Using caraway seeds in skin care is not as common as using them in diluted form for internal problems such as indigestion, gas, relief of menstrual cramps and infant colic. However, the oil of seeds has been used for centuries for some external complaints and caraway is slowly being integrated into other forms of skin care.
Caraway Seeds in Skin Care: History
Also known as Carum carvi, caraway is found in Asia and northern and central Europe. It has been used as a spice since antiquity, and is possibly the oldest spice in Europe. In addition to its flavoring in breads, cakes, soups and sauerkraut, its digestive aid capacity has been understood at least since the 17th century, and most likely many hundreds of years before.
Today, caraway seeds are still most commonly used as spices in breads and cakes, especially rye bread. And if you go to any decent organic grocery or health food store, you will find essential oils derived from caraway seeds for skin care usage or aromatic facial steams. What was true in the middle ages remains true today - caraway can be good for puffiness, so a poultice made of it will help quicken the healing process when skin is inflamed or injured.
Modern Use of Caraway Seeds
Caraway seeds can be made into a tea, but this is still best used for internal complaints. For skin care, the essential oil has been shown to have some effect in reducing boils, acne and similar eruptions. Even better, it can be effective in regenerating skin cells, thus improving the look of acne scars or dark spots.
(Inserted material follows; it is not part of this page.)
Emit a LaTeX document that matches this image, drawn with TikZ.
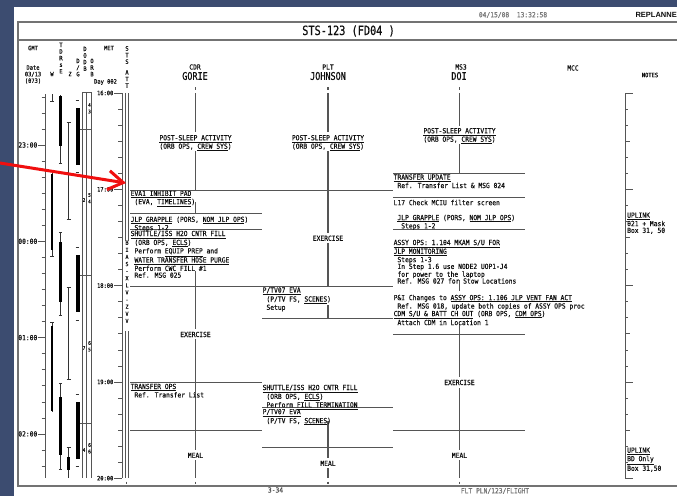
\documentclass[tikz,border=0pt]{standalone}
\usepackage{fontspec}
\setmainfont{DejaVu Sans}
\newfontfamily\fp[FakeStretch=0.9,FakeBold=0.35]{DejaVu Sans Mono}
\newfontfamily\ft[FakeStretch=0.8,FakeBold=0.5]{DejaVu Sans Mono}
\newfontfamily\fbold{Liberation Sans}
\usetikzlibrary{arrows.meta}
\definecolor{bgblue}{RGB}{60,76,112}
\definecolor{ink}{RGB}{15,15,15}
\definecolor{rulec}{RGB}{85,85,85}
\definecolor{stamp}{RGB}{120,120,120}
\definecolor{arrowred}{RGB}{240,15,15}
\newcommand\uln[1]{\underline{#1}}
\newcommand\ind{\phantom{X}}
\newcommand\tx{\fp\fontsize{7}{6.8}\selectfont}
\newcommand\tsm{\fp\fontsize{6}{6.6}\selectfont}
\newcommand\tbig{\ft\fontsize{10.6}{11}\selectfont}
\begin{document}
\begin{tikzpicture}[x=1pt,y=-1pt,
  txt/.style={inner sep=0pt,font=\tx,text=ink,anchor=north west,align=left},
  ctxt/.style={inner sep=0pt,font=\tx,text=ink,anchor=north,align=center},
  hdr/.style={inner sep=0pt,font=\tx,text=ink,align=center},
  vstack/.style={inner sep=0pt,font=\tsm,text=ink,anchor=north,align=center},
  hl/.style={draw=rulec,line width=1pt},
  vl/.style={draw=rulec,line width=1.1pt},
  tickmark/.style={draw=rulec,line width=0.6pt},
  framel/.style={draw=black!55,line width=1.5pt},
  ibar/.style={draw=black!80,line width=0.7pt},
  fatbar/.style={draw=black,line width=2.4pt},
  dgbar/.style={draw=black,line width=4pt}]
\useasboundingbox (0,0) rectangle (677,496);
\fill[bgblue] (0,0) rectangle (677,496);
\fill[white] (14,7) rectangle (677,496);

% page frame
\draw[framel] (677,22) -- (18,22) -- (18,486) -- (677,486);
\draw[framel] (18,40) -- (677,40);
\node[font=\tx,text=stamp] (stamp) at (513,15) {04/15/08\ \ 13:32:58};
\node[font=\fbold\bfseries\fontsize{7.5}{8}\selectfont,anchor=east,inner sep=0pt,text=ink] (repl) at (677,15) {REPLANNE};
\node[font=\ft\fontsize{12.8}{13}\selectfont,text=ink] (title) at (348.5,31) {STS-123 (FD04 )};
\node[font=\tx,text=black!70] (pg) at (275.5,490) {3-34};
\node[font=\tx,text=black!55] (fltpln) at (495,491) {FLT PLN/123/FLIGHT};

% left headers
\node[hdr,font=\tsm] (gmt) at (33,48) {GMT};
\node[hdr,font=\tsm,align=center] (date) at (33,74.5) {Date\\03/13\\(073)};
\node[hdr,font=\tsm] (w) at (52,74) {W};
\node[vstack] (tdrs) at (61,42.5) {T\\D\\R\\s\\E};
\node[hdr,font=\tsm] (z) at (70,74) {Z};
\node[vstack] (dg) at (78,58.5) {D\\/\\G};
\node[vstack] (dodb) at (85,46.5) {D\\O\\D\\B};
\node[vstack] (orb) at (92,58.5) {O\\R\\B};
\node[hdr,font=\tsm] (met) at (109,48) {MET};
\node[hdr,font=\tsm] (day) at (105.5,82) {Day 002};
\node[vstack] (sts) at (127,46) {S\\T\\S};
\node[vstack] (att) at (127,70) {A\\T\\T};

% crew headers
\node[hdr] (cdr) at (195,67) {CDR};
\node[hdr,font=\tbig] (gorie) at (195,76) {GORIE};
\node[hdr] (plt) at (328,67) {PLT};
\node[hdr,font=\tbig] (johnson) at (328,76) {JOHNSON};
\node[hdr] (ms3) at (461,67) {MS3};
\node[hdr,font=\tbig] (doi) at (459,76) {DOI};
\node[hdr] (mcc) at (573,68) {MCC};
\node[hdr,font=\tsm] (notes) at (650,75) {NOTES};

% GMT axis
\draw[vl,line width=0.8pt] (45,94) -- (45,478);
\foreach \k in {-3,...,20} \draw[tickmark] (41.5,{145+16.05*\k}) -- (45,{145+16.05*\k});
\foreach \h/\k in {23:00/0,00:00/6,01:00/12,02:00/18}{
  \draw[tickmark] (38,{145+16.05*\k}) -- (45,{145+16.05*\k});
  \node[font=\tx,text=ink,anchor=east,inner sep=0.5pt] at (38,{145+16.05*\k}) {\h};
}

% W column
\draw[ibar] (52,94) -- (52,101); \draw[ibar] (50.3,101) -- (53.7,101);
\draw[ibar] (52,173) -- (52,256); \draw[ibar] (50.3,256) -- (53.7,256);
\draw[fatbar] (52,174) -- (52,250);
\draw[ibar] (50.3,322) -- (53.7,322); \draw[ibar] (52,322) -- (52,412);
\draw[fatbar] (52,326) -- (52,411);
% TDRS E column
\draw[ibar] (60.5,95) -- (60.5,163); \draw[ibar] (58.8,163) -- (62.2,163);
\draw[fatbar] (60.5,96) -- (60.5,146);
\draw[ibar] (60.5,232) -- (60.5,315); \draw[ibar] (58.8,232) -- (62.2,232); \draw[ibar] (58.8,315) -- (62.2,315);
\draw[fatbar] (60.5,242) -- (60.5,302);
\draw[ibar] (60.5,383) -- (60.5,469); \draw[ibar] (58.8,383) -- (62.2,383); \draw[ibar] (58.8,469) -- (62.2,469);
\draw[fatbar] (60.5,397) -- (60.5,455);
% Z column
\draw[ibar] (68.5,122) -- (68.5,219); \draw[ibar] (66.5,122) -- (70.5,122); \draw[ibar] (66.5,219) -- (70.5,219);
\draw[ibar] (68.5,287) -- (68.5,379); \draw[ibar] (66.5,287) -- (70.5,287); \draw[ibar] (66.5,379) -- (70.5,379);
\draw[ibar] (68.5,447) -- (68.5,478); \draw[ibar] (66.5,447) -- (70.5,447);
\draw[fatbar] (68.5,457) -- (68.5,470);
% D/G column
\draw[dgbar] (77.5,108) -- (77.5,165);
\draw[dgbar] (77.5,255) -- (77.5,312);
\draw[dgbar] (77.5,402) -- (77.5,459);
\foreach \y in {100,172,247,320,394,466} \draw[ibar] (75.5,\y) -- (78.5,\y);
% DODB / ORB box
\draw[ibar,draw=rulec] (82,92) -- (82,478);
\draw[ibar,draw=rulec] (86.8,92) -- (86.8,478);
\draw[ibar,draw=rulec] (91.5,92) -- (91.5,478);
\draw[ibar,draw=rulec] (82,92) -- (91.5,92);
\foreach \y in {129,275,423} \draw[ibar,draw=rulec] (80,\y) -- (92,\y);
\node[vstack,font=\fp\fontsize{5}{6.5}\selectfont] (o1) at (89.5,103) {4\\3};
\node[inner sep=0pt,font=\fp\fontsize{5}{6}\selectfont,text=ink] (o2l) at (84,200) {2};
\node[vstack,font=\fp\fontsize{5}{6.5}\selectfont] (o2) at (89.5,193) {5\\4};
\node[inner sep=0pt,font=\fp\fontsize{5}{6}\selectfont,text=ink] (o3l) at (84,348) {7};
\node[vstack,font=\fp\fontsize{5}{6.5}\selectfont] (o3) at (89.5,341) {6\\5};
\node[inner sep=0pt,font=\fp\fontsize{5}{6}\selectfont,text=ink] (o4l) at (84,450) {4};
\node[vstack,font=\fp\fontsize{5}{6.5}\selectfont] (o4) at (89.5,443) {6\\6};

% MET axis
\draw[vl,line width=0.8pt] (122,93) -- (122,478);
\foreach \k in {0,...,24} \draw[tickmark] (118,{93+16.05*\k}) -- (122,{93+16.05*\k});
\foreach \h/\k in {16:00/0,17:00/6,18:00/12,19:00/18,20:00/24}{
  \draw[tickmark] (114,{93+16.05*\k}) -- (122,{93+16.05*\k});
  \node[font=\tsm,text=ink,anchor=east,inner sep=0.5pt] at (114,{93+16.05*\k}) {\h};
}
% STS ATT column
\draw[ibar,draw=rulec] (125,93) -- (125,241); \draw[ibar,draw=rulec] (128,93) -- (128,241);
\draw[ibar,draw=rulec] (125,331) -- (125,478); \draw[ibar,draw=rulec] (128,331) -- (128,478);
\node[vstack,font=\fp\fontsize{5.6}{7.1}\selectfont] (bias) at (127,240.5) {B\\I\\A\\S\\-\\X\\L\\V\\-\\Z\\V\\V};

% NOTES axis
\draw[vl,line width=0.8pt] (625,93) -- (625,478);
\foreach \k in {0,...,24} \draw[tickmark] (625,{93+16.05*\k}) -- (628,{93+16.05*\k});
\foreach \k in {3,9,15,21} \draw[tickmark] (625,{93+16.05*\k}) -- (630,{93+16.05*\k});
\foreach \k in {0,6,12,18,24} \draw[tickmark] (625,{93+16.05*\k}) -- (633,{93+16.05*\k});
\node[txt] (up1) at (627,212.4) {\uln{UPLINK}\\021 + Mask\\Box 31, 50};
\node[txt] (up2) at (627,447.4) {\uln{UPLINK}\\\uln{BD Only}\\Box 31,50};

% column end dashes
\foreach \x in {195.5,328,459.5} \draw[vl] (\x,87) -- (\x,89.5);
\foreach \x in {126.5,195.5,328,459.5} \draw[vl] (\x,481.5) -- (\x,484);

% ---------- CDR column ----------
\draw[vl] (195.5,93) -- (195.5,132);
\draw[vl] (195.5,149) -- (195.5,190);
\draw[vl] (195.5,202) -- (195.5,213);
\draw[vl] (195.5,271) -- (195.5,329);
\draw[vl] (195.5,339) -- (195.5,450);
\draw[vl] (195.5,460) -- (195.5,478);
\draw[hl] (130,190) -- (393,190);
\draw[hl] (130,213) -- (262,213);
\draw[hl] (130,229) -- (262,229);
\draw[hl] (130,286) -- (393,286);
\draw[hl] (130,382) -- (262,382);
\draw[hl] (130,430) -- (262,430);
\node[ctxt,fill=white,inner sep=0.5pt] (cdr1) at (195.5,134.4) {\uln{POST-SLEEP ACTIVITY}\\(ORB OPS, \uln{CREW SYS})};
\node[txt] (cdr2) at (130.5,190.6) {\uln{EVA1 INHIBIT PAD}\\\ind(EVA, \uln{TIMELINES})};
\node[txt] (cdr3) at (130.5,216.4) {\uln{JLP GRAPPLE} (PORS, \uln{NOM JLP OPS})\\\ind Steps 1-2};
\node[txt] (cdr4) at (130.5,230.6) {\uln{SHUTTLE/ISS H2O CNTR FILL}\\\ind(ORB OPS, \uln{ECLS})\\\ind Perform \uln{EQUIP PREP} and\\\ind\uln{WATER TRANSFER HOSE PURGE}\\\ind Perform CWC FILL \#1\\\ind Ref. MSG 025};
\node[ctxt] (cdr5) at (195.5,331.6) {EXERCISE};
\node[txt] (cdr6) at (130.5,383.6) {\uln{TRANSFER OPS}\\\ind Ref. Transfer List};
\node[ctxt] (cdr7) at (195.5,452.6) {MEAL};

% ---------- PLT column ----------
\draw[vl] (328,93) -- (328,132);
\draw[vl] (328,149) -- (328,233);
\draw[vl] (328,243) -- (328,286);
\draw[vl] (328,305) -- (328,318);
\draw[vl] (328,421) -- (328,458);
\draw[vl] (328,468) -- (328,478);
\draw[hl] (262,318) -- (393,318);
\draw[hl] (262,407) -- (393,407);
\draw[hl] (262,447) -- (393,447);
\node[ctxt,fill=white,inner sep=0.5pt] (plt1) at (328,134.4) {\uln{POST-SLEEP ACTIVITY}\\(ORB OPS, \uln{CREW SYS})};
\node[ctxt] (plt2) at (328,235.4) {EXERCISE};
\node[txt] (plt3) at (262.5,287.2) {\uln{P/TV07 EVA}\\\ind(P/TV FS, \uln{SCENES})\\\ind Setup};
\node[txt] (plt4) at (262.5,384.6) {\uln{SHUTTLE/ISS H2O CNTR FILL}\\\ind(ORB OPS, \uln{ECLS})\\\ind Perform \uln{FILL TERMINATION}};
\node[txt] (plt5) at (262.5,408.8) {\uln{P/TV07 EVA}\\\ind(P/TV FS, \uln{SCENES})};
\node[ctxt] (plt6) at (328,460.6) {MEAL};

% ---------- MS3 column ----------
\draw[vl] (459.5,93) -- (459.5,126);
\draw[vl] (459.5,141) -- (459.5,173);
\draw[vl] (459.5,280) -- (459.5,291);
\draw[vl] (459.5,324) -- (459.5,377);
\draw[vl] (459.5,388) -- (459.5,450);
\draw[vl] (459.5,460) -- (459.5,478);
\draw[hl] (393,173) -- (525,173);
\draw[hl] (393,197) -- (525,197);
\draw[hl] (393,229) -- (525,229);
\draw[hl] (393,334) -- (525,334);
\draw[hl] (393,430) -- (525,430);
\node[ctxt,fill=white,inner sep=0.5pt] (ms1) at (459.5,127.4) {\uln{POST-SLEEP ACTIVITY}\\(ORB OPS, \uln{CREW SYS})};
\node[txt] (ms2) at (393.5,174.2) {\uln{TRANSFER UPDATE}\\\ind Ref. Transfer List \& MSG 024};
\node[txt] (ms3t) at (393.5,199.6) {L17 Check MCIU filter screen};
\node[txt] (ms4) at (393.5,214.6) {\ind\uln{JLP GRAPPLE} (PORS, \uln{NOM JLP OPS})\\\ind\ind Steps 1-2};
\node[txt] (ms5) at (393.5,239.6) {\uln{ASSY OPS: 1.104 MKAM S/U FOR}\\\uln{JLP MONITORING}\\\ind Steps 1-3\\\ind In Step 1.6 use NODE2 UOP1-J4\\\ind for power to the laptop\\\ind Ref. MSG 027 for Stow Locations};
\node[txt] (ms6) at (393.5,294.6) {P\&I Changes to \uln{ASSY OPS: 1.106 JLP VENT FAN ACT}\\\ind Ref. MSG 018, update both copies of ASSY OPS proc};
\node[txt] (ms7) at (393.5,310.6) {\uln{CDM S/U \& BATT CH OUT} (ORB OPS, \uln{CDM OPS})\\\ind Attach CDM in Location 1};
\node[ctxt] (ms8) at (459.5,379.6) {EXERCISE};
\node[ctxt] (ms9) at (459.5,452.6) {MEAL};

% red arrow
\coordinate (astart) at (-2,162.7);
\coordinate (atip) at (126,183);
\draw[arrowred,line width=3pt,-{Straight Barb[length=15pt,width=19pt,line width=3pt]}] (astart) -- (atip);
\end{tikzpicture}
\end{document}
Other uses for caraway seeds in skin care include treating oily skin, cleaning infected wounds, relieving itching (including scabies) and even tending to some scalp problems. Finally, it can be said to give a more healthful glow to pale, dull complexions.
Using Caraway in Essential Oils
As with many essential oils, caraway must not be applied directly on the skin. It should instead be mixed with a diluting or carrier oil, which are available wherever essential oils are sold, and then applied according to the dosage directions on the bottle. It is non-toxic and does not sensitize, but it can be irritating if overused, so it's best to follow the instructions exactly, or even use a bit less than suggested if you have highly sensitive skin.
Surprisingly, very few skin care products seem to include caraway, considering all the positive benefits it can have. As more and more natural skin care remedies come on to the market, it is presumed that caraway or Carum carvi will be a major ingredient.
The French company Caudalie is ahead of the curve, touting caraway as one of the ingredients in its Vinoperfect Complexion Correcting Radiance Serum. The serum contains no parabens, relying predominantly upon natural ingredients to deliver excellent moisture and rejuvenation. With caraway as one of the main active ingredients, the serum works well on acne scars, age spots, blotchiness, stretch marks and other complaints. Furthermore, it acts to prevent new dark spots from occurring. It stimulates collagen and elastin production and is oil-free. It is on the pricier side, but note that you only need to use a few drops at a time, so a one ounce bottle should last as long as three or four months. More importantly, users note a lighter, more even skin tone and uniformity in their complexion. Most people find it works quickly and is effective, making it well worth the expense.
Ancient Formulas, Modern Needs
More and more people are incorporating essential oils into their skin care routine, finding that they can work well without bringing concerns about chemical exposure. Everything old is definitely new again, and caraway seeds in skin care are sure to become more popular as they are increasingly found to be effective.